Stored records
####
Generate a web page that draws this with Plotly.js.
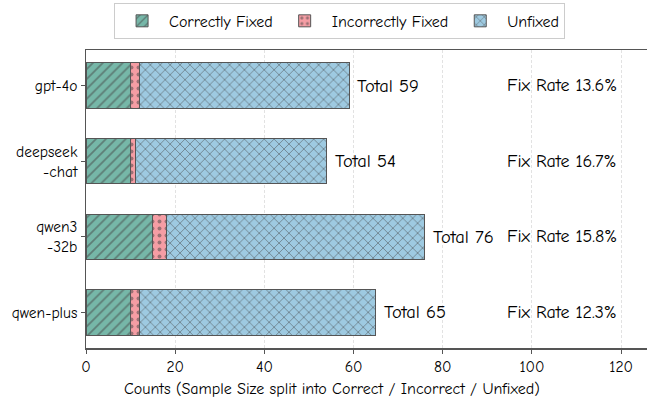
<!DOCTYPE html>
<html>
<head>
<meta charset="utf-8">
<script src="https://cdn.plot.ly/plotly-3.0.1.min.js"></script>
<style>html,body{margin:0;padding:0;background:#fff;}#chart{width:647px;height:401px;}</style>
</head>
<body>
<div id="chart"></div>
<script>
const models = ["gpt-4o", "deepseek<br>-chat", "qwen3<br>-32b", "qwen-plus"];
const correctFixed = [10, 10, 15, 10];
const incorrectFixed = [2, 1, 3, 2];
const unfixed = [47, 43, 58, 53];
const totals = [59, 54, 76, 65];
const fixRateLabels = ["Fix Rate 13.6%", "Fix Rate 16.7%", "Fix Rate 15.8%", "Fix Rate 12.3%"];
const fixRateX = 94;
const xTicks = [0, 20, 40, 60, 80, 100, 120];
const xTitle = "Counts (Sample Size split into Correct / Incorrect / Unfixed)";

const FONT = "'Comic Sans MS', 'Comic Neue', 'Noto Sans', sans-serif";
const edge = {color: "#555555", width: 1};

function barTrace(name, vals, color, shape) {
  return {
    type: "bar", orientation: "h", name: name,
    y: models, x: vals,
    width: 0.6,
    marker: {
      color: color, line: edge,
      pattern: {shape: shape, fgcolor: "#444444", bgcolor: color, size: 7, solidity: 0.25, fillmode: "overlay"}
    },
    hoverinfo: "skip"
  };
}

const traces = [
  barTrace("Correctly Fixed", correctFixed, "#76b7a8", "/"),
  barTrace("Incorrectly Fixed", incorrectFixed, "#f59da4", "."),
  barTrace("Unfixed", unfixed, "#9ecae1", "x")
];

const annotations = [];
models.forEach((m, i) => {
  annotations.push({x: totals[i] + 1.4, y: m, xref: "x", yref: "y", text: "Total " + totals[i],
    showarrow: false, xanchor: "left", yanchor: "middle", font: {family: FONT, size: 18.5, color: "#000"}});
  annotations.push({x: fixRateX, y: m, xref: "x", yref: "y", text: fixRateLabels[i],
    showarrow: false, xanchor: "left", yanchor: "middle", font: {family: FONT, size: 18, color: "#000"}});
});
annotations.push({x: 0.4385, y: -0.102, xref: "paper", yref: "paper", text: xTitle,
  showarrow: false, xanchor: "center", yanchor: "top", font: {family: FONT, size: 16, color: "#000"}});

const layout = {
  width: 647, height: 401,
  margin: {l: 86, r: 0, t: 50, b: 53},
  barmode: "stack",
  paper_bgcolor: "#fff", plot_bgcolor: "#fff",
  font: {family: FONT, size: 15, color: "#000"},
  xaxis: {
    range: [0, 125.8], tickvals: xTicks, ticktext: xTicks.map(String),
    showgrid: true, gridcolor: "#e2e2e2", griddash: "3px,2px", gridwidth: 1,
    zeroline: false, showline: true, linecolor: "#555", linewidth: 1.5, mirror: true,
    ticks: "outside", ticklen: 4, tickcolor: "#555",
    tickfont: {family: FONT, size: 15.5}
  },
  yaxis: {
    categoryorder: "array", categoryarray: models,
    autorange: false, range: [3.47, -0.47],
    showgrid: false, zeroline: false, showline: true, linecolor: "#555", linewidth: 1.5, mirror: false,
    ticks: "outside", ticklen: 4, tickcolor: "#555",
    tickfont: {family: FONT, size: 15.5}
  },
  legend: {
    orientation: "h", x: 0.452, xanchor: "center", y: 1.158, yanchor: "top",
    bordercolor: "#cccccc", borderwidth: 1, bgcolor: "#fff",
    font: {family: FONT, size: 16}, traceorder: "normal", itemwidth: 44
  },
  annotations: annotations,
  showlegend: true
};

Plotly.newPlot("chart", traces, layout, {displayModeBar: false, staticPlot: true});
</script>
</body>
</html>
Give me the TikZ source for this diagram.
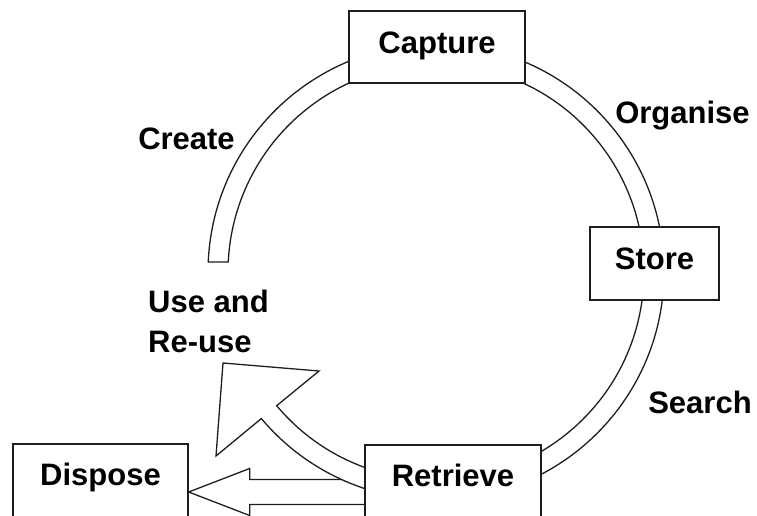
####
**Stated problem**
Leave out the pictures and print every line of the data exactly.

**Complete answer**
Generate a web page that draws this with Plotly.js.
<!DOCTYPE html>
<html>
<head>
<meta charset="utf-8">
<script src="https://cdn.plot.ly/plotly-3.0.1.min.js"></script>
<style>html,body{margin:0;padding:0;background:#fff;}#chart{width:647px;height:401px;}</style>
</head>
<body>
<div id="chart"></div>
<script>
const models = ["gpt-4o", "deepseek<br>-chat", "qwen3<br>-32b", "qwen-plus"];
const correctFixed = [10, 10, 15, 10];
const incorrectFixed = [2, 1, 3, 2];
const unfixed = [47, 43, 58, 53];
const totals = [59, 54, 76, 65];
const fixRateLabels = ["Fix Rate 13.6%", "Fix Rate 16.7%", "Fix Rate 15.8%", "Fix Rate 12.3%"];
const fixRateX = 94;
const xTicks = [0, 20, 40, 60, 80, 100, 120];
const xTitle = "Counts (Sample Size split into Correct / Incorrect / Unfixed)";

const FONT = "'Comic Sans MS', 'Comic Neue', 'Noto Sans', sans-serif";
const edge = {color: "#555555", width: 1};

function barTrace(name, vals, color, shape) {
  return {
    type: "bar", orientation: "h", name: name,
    y: models, x: vals,
    width: 0.6,
    marker: {
      color: color, line: edge,
      pattern: {shape: shape, fgcolor: "#444444", bgcolor: color, size: 7, solidity: 0.25, fillmode: "overlay"}
    },
    hoverinfo: "skip"
  };
}

const traces = [
  barTrace("Correctly Fixed", correctFixed, "#76b7a8", "/"),
  barTrace("Incorrectly Fixed", incorrectFixed, "#f59da4", "."),
  barTrace("Unfixed", unfixed, "#9ecae1", "x")
];

const annotations = [];
models.forEach((m, i) => {
  annotations.push({x: totals[i] + 1.4, y: m, xref: "x", yref: "y", text: "Total " + totals[i],
    showarrow: false, xanchor: "left", yanchor: "middle", font: {family: FONT, size: 18.5, color: "#000"}});
  annotations.push({x: fixRateX, y: m, xref: "x", yref: "y", text: fixRateLabels[i],
    showarrow: false, xanchor: "left", yanchor: "middle", font: {family: FONT, size: 18, color: "#000"}});
});
annotations.push({x: 0.4385, y: -0.102, xref: "paper", yref: "paper", text: xTitle,
  showarrow: false, xanchor: "center", yanchor: "top", font: {family: FONT, size: 16, color: "#000"}});

const layout = {
  width: 647, height: 401,
  margin: {l: 86, r: 0, t: 50, b: 53},
  barmode: "stack",
  paper_bgcolor: "#fff", plot_bgcolor: "#fff",
  font: {family: FONT, size: 15, color: "#000"},
  xaxis: {
    range: [0, 125.8], tickvals: xTicks, ticktext: xTicks.map(String),
    showgrid: true, gridcolor: "#e2e2e2", griddash: "3px,2px", gridwidth: 1,
    zeroline: false, showline: true, linecolor: "#555", linewidth: 1.5, mirror: true,
    ticks: "outside", ticklen: 4, tickcolor: "#555",
    tickfont: {family: FONT, size: 15.5}
  },
  yaxis: {
    categoryorder: "array", categoryarray: models,
    autorange: false, range: [3.47, -0.47],
    showgrid: false, zeroline: false, showline: true, linecolor: "#555", linewidth: 1.5, mirror: false,
    ticks: "outside", ticklen: 4, tickcolor: "#555",
    tickfont: {family: FONT, size: 15.5}
  },
  legend: {
    orientation: "h", x: 0.452, xanchor: "center", y: 1.158, yanchor: "top",
    bordercolor: "#cccccc", borderwidth: 1, bgcolor: "#fff",
    font: {family: FONT, size: 16}, traceorder: "normal", itemwidth: 44
  },
  annotations: annotations,
  showlegend: true
};

Plotly.newPlot("chart", traces, layout, {displayModeBar: false, staticPlot: true});
</script>
</body>
</html>
Give me the TikZ source for this diagram.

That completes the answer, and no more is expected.